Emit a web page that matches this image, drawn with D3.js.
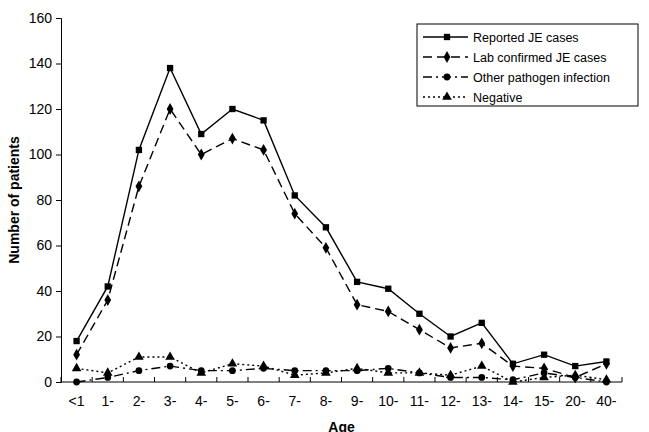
---
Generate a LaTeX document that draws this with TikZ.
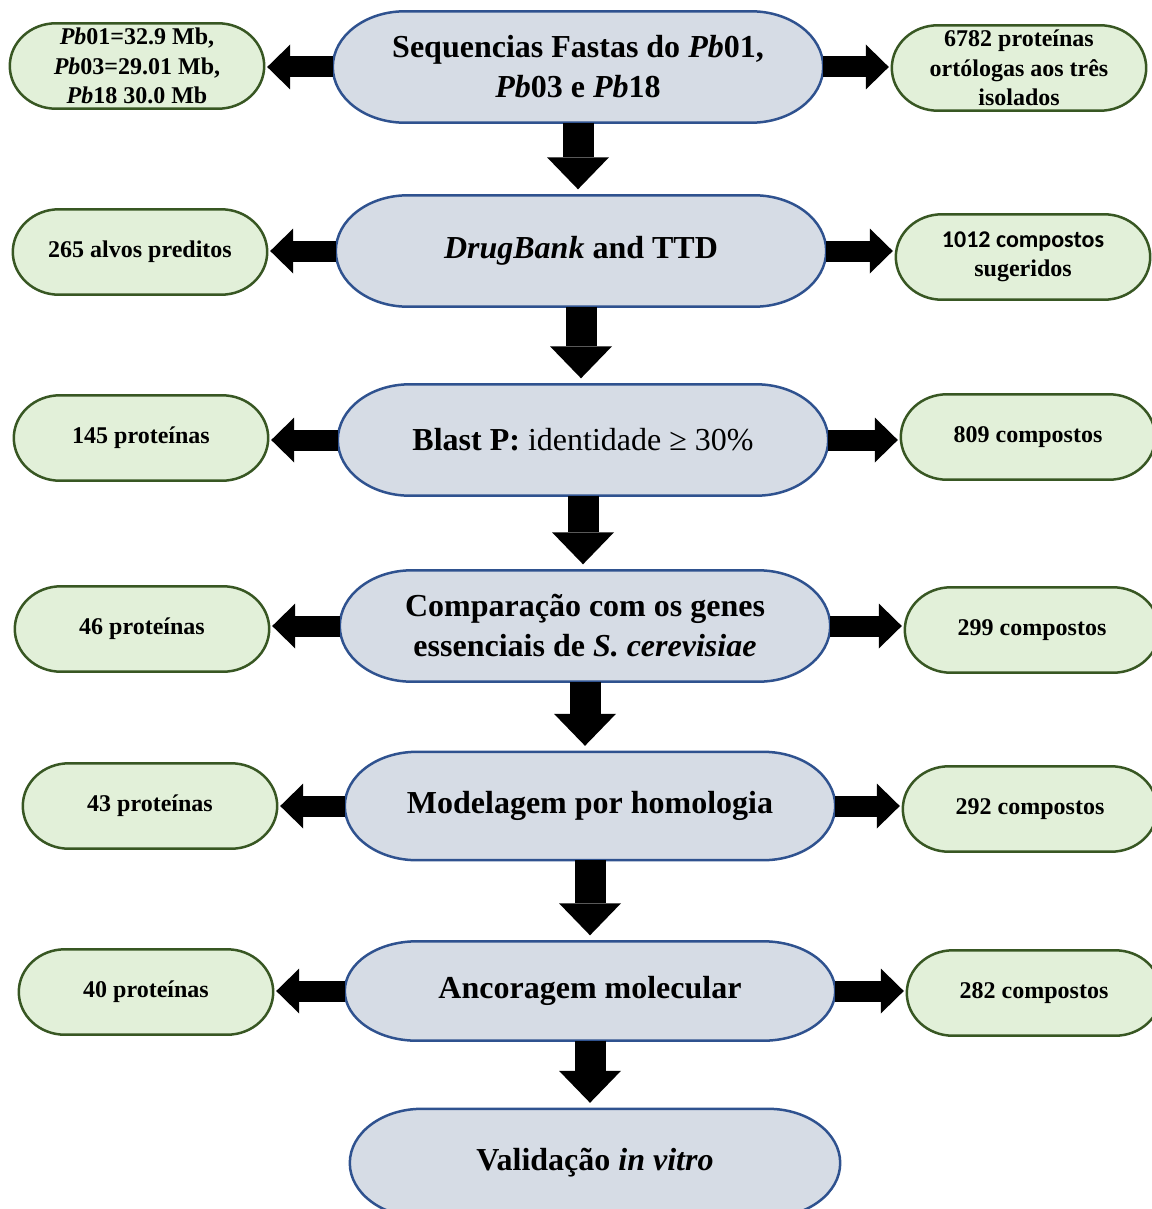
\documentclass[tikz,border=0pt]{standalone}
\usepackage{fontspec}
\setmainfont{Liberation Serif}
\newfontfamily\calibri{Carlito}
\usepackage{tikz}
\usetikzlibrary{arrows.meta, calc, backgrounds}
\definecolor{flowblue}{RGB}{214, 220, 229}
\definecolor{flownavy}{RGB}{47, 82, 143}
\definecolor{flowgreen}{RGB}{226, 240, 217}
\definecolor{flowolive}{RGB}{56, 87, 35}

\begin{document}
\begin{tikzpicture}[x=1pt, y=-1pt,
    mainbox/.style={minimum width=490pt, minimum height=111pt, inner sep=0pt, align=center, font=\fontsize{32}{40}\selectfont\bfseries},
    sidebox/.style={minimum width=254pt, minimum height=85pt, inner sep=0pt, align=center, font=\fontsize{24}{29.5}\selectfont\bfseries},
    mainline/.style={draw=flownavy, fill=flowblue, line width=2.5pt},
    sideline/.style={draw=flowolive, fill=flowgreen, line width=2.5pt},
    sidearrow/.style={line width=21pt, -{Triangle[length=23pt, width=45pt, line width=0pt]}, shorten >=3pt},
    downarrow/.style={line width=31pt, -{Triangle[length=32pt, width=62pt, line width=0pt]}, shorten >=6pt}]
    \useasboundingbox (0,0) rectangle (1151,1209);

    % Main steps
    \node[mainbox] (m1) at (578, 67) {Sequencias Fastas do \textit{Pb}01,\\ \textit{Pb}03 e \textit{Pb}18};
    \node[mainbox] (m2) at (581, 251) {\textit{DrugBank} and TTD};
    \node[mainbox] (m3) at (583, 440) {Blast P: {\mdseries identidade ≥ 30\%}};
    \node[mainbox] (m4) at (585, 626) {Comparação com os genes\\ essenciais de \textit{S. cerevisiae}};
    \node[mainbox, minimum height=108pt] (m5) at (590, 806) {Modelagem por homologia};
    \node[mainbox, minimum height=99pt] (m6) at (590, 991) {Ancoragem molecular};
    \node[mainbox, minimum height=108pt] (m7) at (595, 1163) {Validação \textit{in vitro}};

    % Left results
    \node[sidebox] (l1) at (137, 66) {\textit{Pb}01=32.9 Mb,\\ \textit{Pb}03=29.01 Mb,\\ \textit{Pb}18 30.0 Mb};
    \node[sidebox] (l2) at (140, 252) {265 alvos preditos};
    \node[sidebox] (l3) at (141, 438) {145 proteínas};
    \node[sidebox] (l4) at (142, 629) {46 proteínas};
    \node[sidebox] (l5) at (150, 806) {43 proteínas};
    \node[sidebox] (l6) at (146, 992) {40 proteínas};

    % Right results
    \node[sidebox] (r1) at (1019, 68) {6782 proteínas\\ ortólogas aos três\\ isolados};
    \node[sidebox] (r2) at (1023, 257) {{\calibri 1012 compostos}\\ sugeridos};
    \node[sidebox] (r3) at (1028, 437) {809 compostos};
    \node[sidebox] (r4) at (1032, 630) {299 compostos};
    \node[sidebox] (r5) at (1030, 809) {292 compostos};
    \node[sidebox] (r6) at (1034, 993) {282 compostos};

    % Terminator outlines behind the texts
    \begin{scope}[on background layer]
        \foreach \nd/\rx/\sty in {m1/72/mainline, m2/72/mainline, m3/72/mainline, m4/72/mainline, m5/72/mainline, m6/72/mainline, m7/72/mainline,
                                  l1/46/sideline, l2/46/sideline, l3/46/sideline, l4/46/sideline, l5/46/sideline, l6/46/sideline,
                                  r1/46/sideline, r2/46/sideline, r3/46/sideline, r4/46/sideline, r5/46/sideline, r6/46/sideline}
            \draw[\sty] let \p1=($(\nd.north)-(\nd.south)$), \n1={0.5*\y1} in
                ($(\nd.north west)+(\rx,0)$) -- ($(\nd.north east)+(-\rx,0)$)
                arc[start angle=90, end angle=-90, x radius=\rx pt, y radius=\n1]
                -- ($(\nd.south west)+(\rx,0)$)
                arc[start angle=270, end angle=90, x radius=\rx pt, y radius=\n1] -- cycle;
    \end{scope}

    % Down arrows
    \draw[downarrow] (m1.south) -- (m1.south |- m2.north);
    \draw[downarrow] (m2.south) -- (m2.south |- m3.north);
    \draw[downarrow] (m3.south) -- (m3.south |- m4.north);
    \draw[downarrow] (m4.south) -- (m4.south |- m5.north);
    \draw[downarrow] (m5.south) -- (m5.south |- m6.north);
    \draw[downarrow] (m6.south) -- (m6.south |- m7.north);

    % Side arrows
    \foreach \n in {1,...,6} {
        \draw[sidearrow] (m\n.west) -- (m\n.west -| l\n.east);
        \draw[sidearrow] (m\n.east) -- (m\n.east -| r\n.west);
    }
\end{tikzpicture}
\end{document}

WORK TO COMPLETE - Select and copy every line of the material that holds the string "with".

SOLUTION TO THE EXERCISE -
Emit a web page that matches this image, drawn with D3.js.
Generate a LaTeX document that draws this with TikZ.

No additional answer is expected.